-- start --

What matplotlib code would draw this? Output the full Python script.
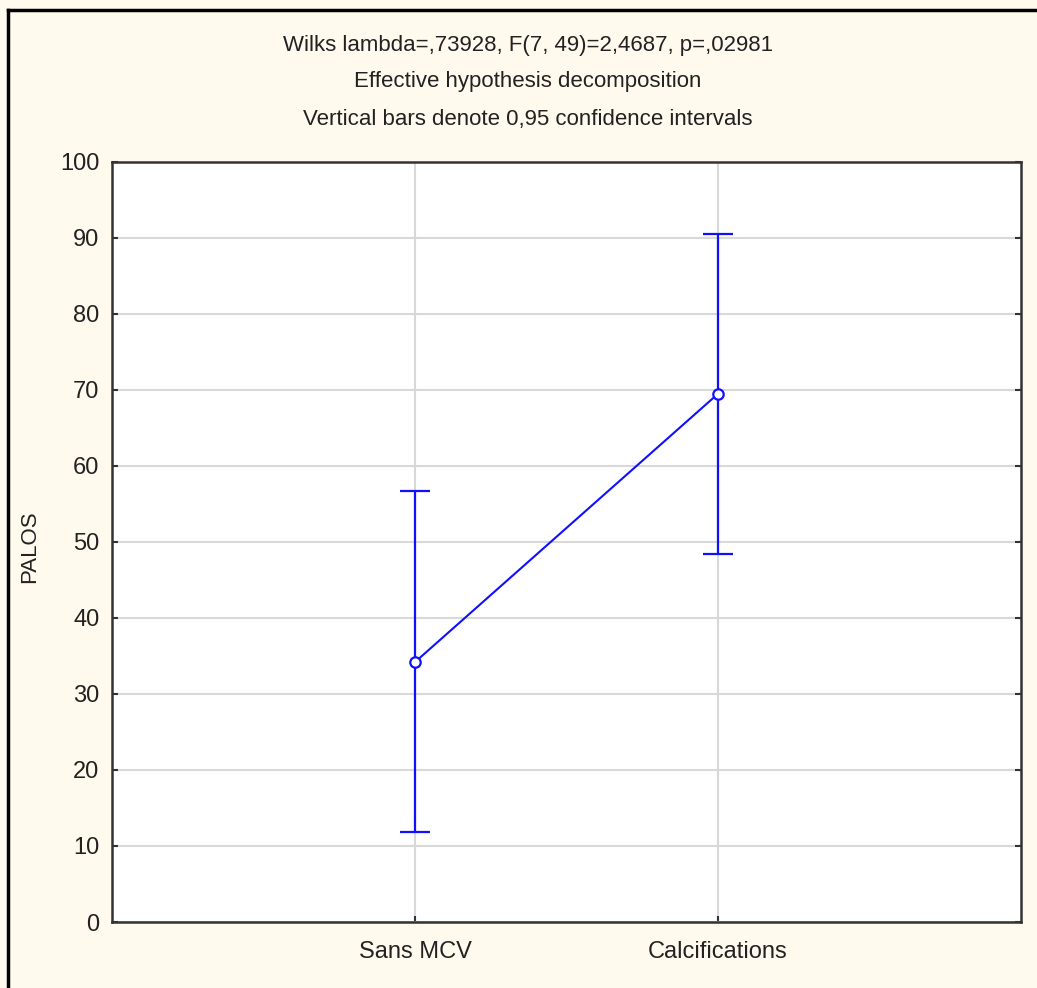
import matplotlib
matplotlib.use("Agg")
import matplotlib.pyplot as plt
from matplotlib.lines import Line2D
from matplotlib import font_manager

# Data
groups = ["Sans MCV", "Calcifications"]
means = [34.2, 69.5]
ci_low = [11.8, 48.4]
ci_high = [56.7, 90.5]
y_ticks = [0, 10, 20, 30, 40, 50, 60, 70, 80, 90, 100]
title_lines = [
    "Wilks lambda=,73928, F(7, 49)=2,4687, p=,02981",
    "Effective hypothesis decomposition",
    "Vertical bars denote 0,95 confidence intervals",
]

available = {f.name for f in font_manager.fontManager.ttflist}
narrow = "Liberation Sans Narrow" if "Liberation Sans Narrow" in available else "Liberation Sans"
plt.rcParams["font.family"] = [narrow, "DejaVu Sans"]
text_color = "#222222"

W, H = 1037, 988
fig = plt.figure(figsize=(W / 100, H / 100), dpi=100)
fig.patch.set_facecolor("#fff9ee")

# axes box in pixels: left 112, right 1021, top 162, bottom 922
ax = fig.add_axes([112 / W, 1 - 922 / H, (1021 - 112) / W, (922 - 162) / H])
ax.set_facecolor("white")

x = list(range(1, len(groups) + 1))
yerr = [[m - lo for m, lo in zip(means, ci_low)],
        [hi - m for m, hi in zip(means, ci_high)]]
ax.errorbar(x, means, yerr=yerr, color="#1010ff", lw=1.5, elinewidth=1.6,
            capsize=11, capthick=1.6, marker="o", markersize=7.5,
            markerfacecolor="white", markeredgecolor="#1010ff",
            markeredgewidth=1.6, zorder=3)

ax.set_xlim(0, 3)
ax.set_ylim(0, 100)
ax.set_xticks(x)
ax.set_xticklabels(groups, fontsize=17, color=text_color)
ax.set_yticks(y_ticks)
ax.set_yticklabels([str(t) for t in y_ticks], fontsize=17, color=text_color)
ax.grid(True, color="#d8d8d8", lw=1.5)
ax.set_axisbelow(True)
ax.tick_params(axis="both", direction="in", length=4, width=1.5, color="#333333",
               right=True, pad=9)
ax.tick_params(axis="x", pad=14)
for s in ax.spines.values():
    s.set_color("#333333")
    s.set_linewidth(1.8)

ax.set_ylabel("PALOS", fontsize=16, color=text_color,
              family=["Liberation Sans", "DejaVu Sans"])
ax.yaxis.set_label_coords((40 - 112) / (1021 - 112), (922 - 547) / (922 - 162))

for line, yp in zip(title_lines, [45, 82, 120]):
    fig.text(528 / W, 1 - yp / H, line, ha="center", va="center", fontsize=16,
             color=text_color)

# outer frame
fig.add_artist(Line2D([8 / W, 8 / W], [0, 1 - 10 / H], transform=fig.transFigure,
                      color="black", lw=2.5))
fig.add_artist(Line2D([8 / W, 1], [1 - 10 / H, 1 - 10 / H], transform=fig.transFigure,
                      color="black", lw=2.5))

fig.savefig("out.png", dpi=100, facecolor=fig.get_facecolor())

-- end --
-- start --

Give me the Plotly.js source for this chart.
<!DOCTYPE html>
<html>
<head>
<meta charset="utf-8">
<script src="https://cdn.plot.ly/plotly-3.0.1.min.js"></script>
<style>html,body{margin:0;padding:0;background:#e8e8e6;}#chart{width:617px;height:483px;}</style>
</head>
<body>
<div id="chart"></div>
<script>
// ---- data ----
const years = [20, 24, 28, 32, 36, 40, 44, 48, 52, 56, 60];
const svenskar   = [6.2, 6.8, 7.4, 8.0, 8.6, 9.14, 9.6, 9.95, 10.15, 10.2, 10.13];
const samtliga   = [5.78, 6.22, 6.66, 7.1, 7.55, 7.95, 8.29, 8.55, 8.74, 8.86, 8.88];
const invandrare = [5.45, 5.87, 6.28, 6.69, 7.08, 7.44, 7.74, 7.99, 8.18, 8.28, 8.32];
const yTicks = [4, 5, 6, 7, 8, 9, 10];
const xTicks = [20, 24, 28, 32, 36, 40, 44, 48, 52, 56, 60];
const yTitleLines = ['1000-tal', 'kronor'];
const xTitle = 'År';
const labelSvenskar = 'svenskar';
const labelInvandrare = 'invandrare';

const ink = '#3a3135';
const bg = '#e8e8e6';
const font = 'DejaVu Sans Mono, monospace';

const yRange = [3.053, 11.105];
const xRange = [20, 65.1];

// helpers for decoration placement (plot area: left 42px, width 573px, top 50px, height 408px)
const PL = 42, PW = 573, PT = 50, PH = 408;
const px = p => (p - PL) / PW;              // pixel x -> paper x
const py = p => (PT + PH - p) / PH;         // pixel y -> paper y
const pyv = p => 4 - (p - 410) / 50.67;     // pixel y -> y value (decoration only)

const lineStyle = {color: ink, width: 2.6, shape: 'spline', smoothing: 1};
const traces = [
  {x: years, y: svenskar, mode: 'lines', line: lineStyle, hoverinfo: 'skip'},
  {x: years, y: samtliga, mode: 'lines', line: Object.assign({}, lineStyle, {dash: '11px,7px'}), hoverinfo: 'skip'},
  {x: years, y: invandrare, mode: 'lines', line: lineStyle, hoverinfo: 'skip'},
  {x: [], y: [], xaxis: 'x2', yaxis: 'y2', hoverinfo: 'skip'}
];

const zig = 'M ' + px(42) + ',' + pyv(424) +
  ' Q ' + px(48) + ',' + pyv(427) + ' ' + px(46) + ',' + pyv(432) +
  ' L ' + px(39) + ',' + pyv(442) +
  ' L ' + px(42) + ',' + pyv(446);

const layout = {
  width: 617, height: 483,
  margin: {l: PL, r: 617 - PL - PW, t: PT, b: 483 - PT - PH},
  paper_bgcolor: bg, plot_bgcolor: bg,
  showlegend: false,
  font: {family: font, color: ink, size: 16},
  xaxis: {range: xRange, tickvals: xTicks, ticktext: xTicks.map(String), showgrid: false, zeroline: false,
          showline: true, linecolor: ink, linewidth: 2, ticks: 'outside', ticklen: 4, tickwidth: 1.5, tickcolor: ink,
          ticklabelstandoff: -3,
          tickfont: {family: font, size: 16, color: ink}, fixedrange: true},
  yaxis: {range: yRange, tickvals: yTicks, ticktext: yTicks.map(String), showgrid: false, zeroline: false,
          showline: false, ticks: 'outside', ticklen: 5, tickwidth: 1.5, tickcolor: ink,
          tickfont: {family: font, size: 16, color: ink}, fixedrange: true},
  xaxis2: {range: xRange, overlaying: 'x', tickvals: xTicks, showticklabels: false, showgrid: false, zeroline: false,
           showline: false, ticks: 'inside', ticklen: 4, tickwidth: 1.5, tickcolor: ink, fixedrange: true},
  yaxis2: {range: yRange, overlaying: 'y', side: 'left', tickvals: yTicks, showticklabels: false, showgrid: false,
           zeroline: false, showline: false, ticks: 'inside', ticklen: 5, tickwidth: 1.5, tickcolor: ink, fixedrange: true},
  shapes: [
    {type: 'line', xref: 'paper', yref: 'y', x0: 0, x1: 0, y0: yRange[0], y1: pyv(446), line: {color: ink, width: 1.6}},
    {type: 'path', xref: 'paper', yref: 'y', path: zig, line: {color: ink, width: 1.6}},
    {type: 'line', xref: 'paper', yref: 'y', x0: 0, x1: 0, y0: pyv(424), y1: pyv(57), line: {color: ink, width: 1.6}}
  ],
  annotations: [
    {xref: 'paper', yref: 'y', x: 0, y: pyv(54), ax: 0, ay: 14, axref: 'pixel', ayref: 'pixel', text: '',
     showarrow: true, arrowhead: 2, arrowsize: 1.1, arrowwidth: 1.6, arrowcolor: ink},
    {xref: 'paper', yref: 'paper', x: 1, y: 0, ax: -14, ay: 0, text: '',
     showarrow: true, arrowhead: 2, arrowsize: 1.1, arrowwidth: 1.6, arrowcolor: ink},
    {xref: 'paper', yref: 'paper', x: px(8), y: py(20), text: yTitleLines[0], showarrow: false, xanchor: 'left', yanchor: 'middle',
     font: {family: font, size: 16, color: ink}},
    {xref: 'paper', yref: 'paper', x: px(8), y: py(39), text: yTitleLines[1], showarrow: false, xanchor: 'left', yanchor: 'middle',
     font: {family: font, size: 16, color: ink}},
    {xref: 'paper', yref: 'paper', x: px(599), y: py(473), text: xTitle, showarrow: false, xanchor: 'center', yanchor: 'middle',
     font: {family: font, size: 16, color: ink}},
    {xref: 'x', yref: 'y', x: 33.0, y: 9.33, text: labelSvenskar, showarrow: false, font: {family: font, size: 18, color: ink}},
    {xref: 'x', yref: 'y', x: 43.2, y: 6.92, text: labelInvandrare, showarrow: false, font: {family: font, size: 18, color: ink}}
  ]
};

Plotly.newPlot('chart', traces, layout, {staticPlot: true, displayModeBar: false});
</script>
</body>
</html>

-- end --

Write out, exactly and with nothing added, everything from the line with "What matplotlib code" down to the line with "markeredgewidth=1.6, zorder=3)", both included. Drop any pictures.

SOLUTION TO THIS TASK:
What matplotlib code would draw this? Output the full Python script.
import matplotlib
matplotlib.use("Agg")
import matplotlib.pyplot as plt
from matplotlib.lines import Line2D
from matplotlib import font_manager

# Data
groups = ["Sans MCV", "Calcifications"]
means = [34.2, 69.5]
ci_low = [11.8, 48.4]
ci_high = [56.7, 90.5]
y_ticks = [0, 10, 20, 30, 40, 50, 60, 70, 80, 90, 100]
title_lines = [
    "Wilks lambda=,73928, F(7, 49)=2,4687, p=,02981",
    "Effective hypothesis decomposition",
    "Vertical bars denote 0,95 confidence intervals",
]

available = {f.name for f in font_manager.fontManager.ttflist}
narrow = "Liberation Sans Narrow" if "Liberation Sans Narrow" in available else "Liberation Sans"
plt.rcParams["font.family"] = [narrow, "DejaVu Sans"]
text_color = "#222222"

W, H = 1037, 988
fig = plt.figure(figsize=(W / 100, H / 100), dpi=100)
fig.patch.set_facecolor("#fff9ee")

# axes box in pixels: left 112, right 1021, top 162, bottom 922
ax = fig.add_axes([112 / W, 1 - 922 / H, (1021 - 112) / W, (922 - 162) / H])
ax.set_facecolor("white")

x = list(range(1, len(groups) + 1))
yerr = [[m - lo for m, lo in zip(means, ci_low)],
        [hi - m for m, hi in zip(means, ci_high)]]
ax.errorbar(x, means, yerr=yerr, color="#1010ff", lw=1.5, elinewidth=1.6,
            capsize=11, capthick=1.6, marker="o", markersize=7.5,
            markerfacecolor="white", markeredgecolor="#1010ff",
            markeredgewidth=1.6, zorder=3)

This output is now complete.